[What the exercise asks]
Transcribe everything in the data word for word. Pictures are left out.

[Source data]
--- start ---
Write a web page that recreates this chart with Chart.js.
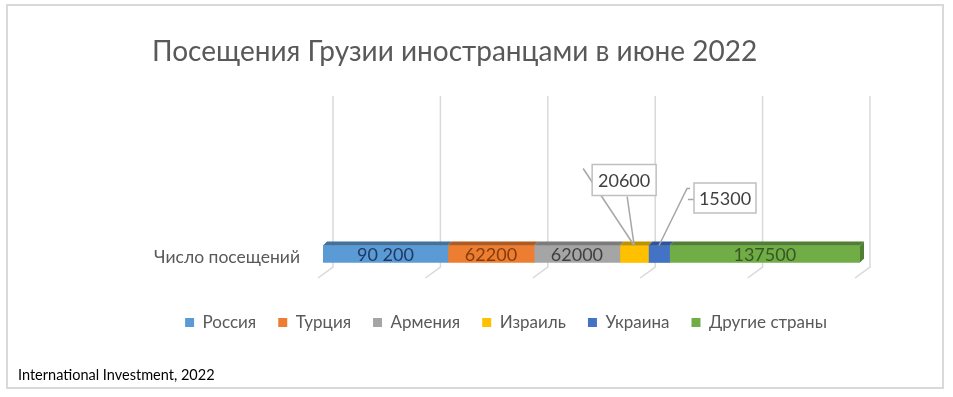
<!DOCTYPE html>
<html lang="ru">
<head>
<meta charset="utf-8">
<title>Посещения Грузии иностранцами в июне 2022</title>
<script src="https://cdn.jsdelivr.net/npm/chart.js@4.4.1/dist/chart.umd.min.js"></script>
<style>
  html, body { margin: 0; padding: 0; background: #fff; }
  canvas { display: block; }
</style>
</head>
<body>
<canvas id="visitsChart" width="953" height="397"></canvas>
<script>
const categories = ['Число посещений'];
const countries = ['Россия', 'Турция', 'Армения', 'Израиль', 'Украина', 'Другие страны'];
const visits = [90200, 62200, 62000, 20600, 15300, 137500];
const valueLabels = ['90 200', '62200', '62000', '20600', '15300', '137500'];
const frontColors = ['#5B9BD5', '#ED7D31', '#A5A5A5', '#FFC000', '#4472C4', '#70AD47'];
const topColors = ['#41719C', '#AE5A21', '#7B7B7B', '#BF9000', '#2F5597', '#507E32'];
const textColors = ['#1F3864', '#843C0C', '#404040', '#404040', '#404040', '#375623'];
const sourceText = 'International Investment, 2022';

const FONT = 'Lato, "Open Sans", sans-serif';
const total = visits.reduce((a, b) => a + b, 0);

// small segments get their label in a box above the bar
const callouts = {
  3: { dx: -10, dy: -74, w: 64, h: 31, lines: [[[0, 0], [-7, -49]], [[0, 0], [-51, -77]]] },
  4: { dx: 66, dy: -56, w: 62, h: 30, lines: [[[0, 0], [28, -57], [31, -57]], [[29, -46], [36, -46]]] }
};

const frame = {
  id: 'frame',
  beforeDraw(chart) {
    const c = chart.ctx;
    c.save();
    c.fillStyle = '#fff';
    c.fillRect(0, 0, chart.width, chart.height);
    c.strokeStyle = '#d9d9d9';
    c.lineWidth = 2;
    c.strokeRect(7, 5, 936, 383);
    c.restore();
  },
  beforeDatasetsDraw(chart) {
    // back-wall gridlines plus floor slants (3D look)
    const c = chart.ctx, x = chart.scales.x, area = chart.chartArea;
    c.save();
    c.strokeStyle = '#d9d9d9';
    c.lineWidth = 1.5;
    x.ticks.forEach(t => {
      const px = x.getPixelForValue(t.value) + 10;
      c.beginPath();
      c.moveTo(px, 96);
      c.lineTo(px, area.bottom);
      c.lineTo(px - 15, area.bottom + 11);
      c.stroke();
    });
    c.restore();
  }
};

const bar3d = {
  id: 'bar3d',
  afterDatasetsDraw(chart) {
    const c = chart.ctx;
    const d = 4;
    c.save();
    visits.forEach((v, i) => {
      const el = chart.getDatasetMeta(i).data[0];
      const x0 = el.base, x1 = el.x;
      const top = el.y - el.height / 2, bottom = el.y + el.height / 2;
      c.fillStyle = topColors[i];
      c.beginPath();
      c.moveTo(x0, top);
      c.lineTo(x0 + d, top - d);
      c.lineTo(x1 + d, top - d);
      c.lineTo(x1, top);
      c.closePath();
      c.fill();
      if (i === visits.length - 1) {
        c.beginPath();
        c.moveTo(x1, top);
        c.lineTo(x1 + d, top - d);
        c.lineTo(x1 + d, bottom - d);
        c.lineTo(x1, bottom);
        c.closePath();
        c.fill();
      }
    });

    c.font = '18px ' + FONT;
    c.textAlign = 'center';
    c.textBaseline = 'middle';
    visits.forEach((v, i) => {
      const el = chart.getDatasetMeta(i).data[0];
      const cx = (el.base + el.x) / 2;
      const top = el.y - el.height / 2;
      const co = callouts[i];
      if (!co) {
        c.fillStyle = textColors[i];
        c.fillText(valueLabels[i], cx, el.y + 1);
        return;
      }
      c.strokeStyle = '#a6a6a6';
      c.lineWidth = 1.5;
      co.lines.forEach(pts => {
        c.beginPath();
        pts.forEach(([px, py], k) => k ? c.lineTo(cx + px, top + py) : c.moveTo(cx + px, top + py));
        c.stroke();
      });
      const bx = cx + co.dx, by = el.y + co.dy;
      c.fillStyle = '#fff';
      c.fillRect(bx - co.w / 2, by - co.h / 2, co.w, co.h);
      c.strokeStyle = '#bfbfbf';
      c.strokeRect(bx - co.w / 2, by - co.h / 2, co.w, co.h);
      c.fillStyle = '#404040';
      c.fillText(valueLabels[i], bx, by + 1);
    });
    c.restore();
  },
  afterDraw(chart) {
    const c = chart.ctx;
    c.save();
    c.font = '14.5px ' + FONT;
    c.fillStyle = '#000';
    c.textAlign = 'left';
    c.textBaseline = 'alphabetic';
    c.fillText(sourceText, 18, 380);
    c.restore();
  }
};

const ctx = document.getElementById('visitsChart').getContext('2d');
new Chart(ctx, {
  type: 'bar',
  data: {
    labels: categories,
    datasets: countries.map((name, i) => ({
      label: name,
      data: [visits[i]],
      backgroundColor: frontColors[i],
      borderWidth: 0,
      barThickness: 17
    }))
  },
  options: {
    indexAxis: 'y',
    responsive: false,
    animation: false,
    layout: { padding: { left: 152, right: 93, top: 0, bottom: 56 } },
    scales: {
      x: {
        stacked: true,
        min: 0,
        max: total,
        ticks: { display: false, count: 6 },
        grid: { display: false },
        border: { display: false },
        afterFit: s => { s.height = 25; }
      },
      y: {
        stacked: true,
        ticks: { color: '#595959', font: { family: FONT, size: 17.5 }, padding: 23, labelOffset: 3 },
        grid: { display: false, drawTicks: false },
        border: { display: false },
        afterFit: s => { s.width = 171; }
      }
    },
    plugins: {
      title: {
        display: true,
        text: 'Посещения Грузии иностранцами в июне 2022',
        align: 'start',
        color: '#595959',
        font: { family: FONT, size: 28, weight: 'normal' },
        padding: { top: 35, bottom: 172.4 }
      },
      legend: {
        position: 'bottom',
        labels: { boxWidth: 9, boxHeight: 9, padding: 22, color: '#595959', font: { family: FONT, size: 17 } }
      },
      tooltip: { enabled: false }
    }
  },
  plugins: [frame, bar3d]
});
</script>
</body>
</html>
--- end ---
[Solved problem]
Write a web page that recreates this chart with Chart.js.
<!DOCTYPE html>
<html lang="ru">
<head>
<meta charset="utf-8">
<title>Посещения Грузии иностранцами в июне 2022</title>
<script src="https://cdn.jsdelivr.net/npm/chart.js@4.4.1/dist/chart.umd.min.js"></script>
<style>
  html, body { margin: 0; padding: 0; background: #fff; }
  canvas { display: block; }
</style>
</head>
<body>
<canvas id="visitsChart" width="953" height="397"></canvas>
<script>
const categories = ['Число посещений'];
const countries = ['Россия', 'Турция', 'Армения', 'Израиль', 'Украина', 'Другие страны'];
const visits = [90200, 62200, 62000, 20600, 15300, 137500];
const valueLabels = ['90 200', '62200', '62000', '20600', '15300', '137500'];
const frontColors = ['#5B9BD5', '#ED7D31', '#A5A5A5', '#FFC000', '#4472C4', '#70AD47'];
const topColors = ['#41719C', '#AE5A21', '#7B7B7B', '#BF9000', '#2F5597', '#507E32'];
const textColors = ['#1F3864', '#843C0C', '#404040', '#404040', '#404040', '#375623'];
const sourceText = 'International Investment, 2022';

const FONT = 'Lato, "Open Sans", sans-serif';
const total = visits.reduce((a, b) => a + b, 0);

// small segments get their label in a box above the bar
const callouts = {
  3: { dx: -10, dy: -74, w: 64, h: 31, lines: [[[0, 0], [-7, -49]], [[0, 0], [-51, -77]]] },
  4: { dx: 66, dy: -56, w: 62, h: 30, lines: [[[0, 0], [28, -57], [31, -57]], [[29, -46], [36, -46]]] }
};

const frame = {
  id: 'frame',
  beforeDraw(chart) {
    const c = chart.ctx;
    c.save();
    c.fillStyle = '#fff';
    c.fillRect(0, 0, chart.width, chart.height);
    c.strokeStyle = '#d9d9d9';
    c.lineWidth = 2;
    c.strokeRect(7, 5, 936, 383);
    c.restore();
  },
  beforeDatasetsDraw(chart) {
    // back-wall gridlines plus floor slants (3D look)
    const c = chart.ctx, x = chart.scales.x, area = chart.chartArea;
    c.save();
    c.strokeStyle = '#d9d9d9';
    c.lineWidth = 1.5;
    x.ticks.forEach(t => {
      const px = x.getPixelForValue(t.value) + 10;
      c.beginPath();
      c.moveTo(px, 96);
      c.lineTo(px, area.bottom);
      c.lineTo(px - 15, area.bottom + 11);
      c.stroke();
    });
    c.restore();
  }
};

const bar3d = {
  id: 'bar3d',
  afterDatasetsDraw(chart) {
    const c = chart.ctx;
    const d = 4;
    c.save();
    visits.forEach((v, i) => {
      const el = chart.getDatasetMeta(i).data[0];
      const x0 = el.base, x1 = el.x;
      const top = el.y - el.height / 2, bottom = el.y + el.height / 2;
      c.fillStyle = topColors[i];
      c.beginPath();
      c.moveTo(x0, top);
      c.lineTo(x0 + d, top - d);
      c.lineTo(x1 + d, top - d);
      c.lineTo(x1, top);
      c.closePath();
      c.fill();
      if (i === visits.length - 1) {
        c.beginPath();
        c.moveTo(x1, top);
        c.lineTo(x1 + d, top - d);
        c.lineTo(x1 + d, bottom - d);
        c.lineTo(x1, bottom);
        c.closePath();
        c.fill();
      }
    });

    c.font = '18px ' + FONT;
    c.textAlign = 'center';
    c.textBaseline = 'middle';
    visits.forEach((v, i) => {
      const el = chart.getDatasetMeta(i).data[0];
      const cx = (el.base + el.x) / 2;
      const top = el.y - el.height / 2;
      const co = callouts[i];
      if (!co) {
        c.fillStyle = textColors[i];
        c.fillText(valueLabels[i], cx, el.y + 1);
        return;
      }
      c.strokeStyle = '#a6a6a6';
      c.lineWidth = 1.5;
      co.lines.forEach(pts => {
        c.beginPath();
        pts.forEach(([px, py], k) => k ? c.lineTo(cx + px, top + py) : c.moveTo(cx + px, top + py));
        c.stroke();
      });
      const bx = cx + co.dx, by = el.y + co.dy;
      c.fillStyle = '#fff';
      c.fillRect(bx - co.w / 2, by - co.h / 2, co.w, co.h);
      c.strokeStyle = '#bfbfbf';
      c.strokeRect(bx - co.w / 2, by - co.h / 2, co.w, co.h);
      c.fillStyle = '#404040';
      c.fillText(valueLabels[i], bx, by + 1);
    });
    c.restore();
  },
  afterDraw(chart) {
    const c = chart.ctx;
    c.save();
    c.font = '14.5px ' + FONT;
    c.fillStyle = '#000';
    c.textAlign = 'left';
    c.textBaseline = 'alphabetic';
    c.fillText(sourceText, 18, 380);
    c.restore();
  }
};

const ctx = document.getElementById('visitsChart').getContext('2d');
new Chart(ctx, {
  type: 'bar',
  data: {
    labels: categories,
    datasets: countries.map((name, i) => ({
      label: name,
      data: [visits[i]],
      backgroundColor: frontColors[i],
      borderWidth: 0,
      barThickness: 17
    }))
  },
  options: {
    indexAxis: 'y',
    responsive: false,
    animation: false,
    layout: { padding: { left: 152, right: 93, top: 0, bottom: 56 } },
    scales: {
      x: {
        stacked: true,
        min: 0,
        max: total,
        ticks: { display: false, count: 6 },
        grid: { display: false },
        border: { display: false },
        afterFit: s => { s.height = 25; }
      },
      y: {
        stacked: true,
        ticks: { color: '#595959', font: { family: FONT, size: 17.5 }, padding: 23, labelOffset: 3 },
        grid: { display: false, drawTicks: false },
        border: { display: false },
        afterFit: s => { s.width = 171; }
      }
    },
    plugins: {
      title: {
        display: true,
        text: 'Посещения Грузии иностранцами в июне 2022',
        align: 'start',
        color: '#595959',
        font: { family: FONT, size: 28, weight: 'normal' },
        padding: { top: 35, bottom: 172.4 }
      },
      legend: {
        position: 'bottom',
        labels: { boxWidth: 9, boxHeight: 9, padding: 22, color: '#595959', font: { family: FONT, size: 17 } }
      },
      tooltip: { enabled: false }
    }
  },
  plugins: [frame, bar3d]
});
</script>
</body>
</html>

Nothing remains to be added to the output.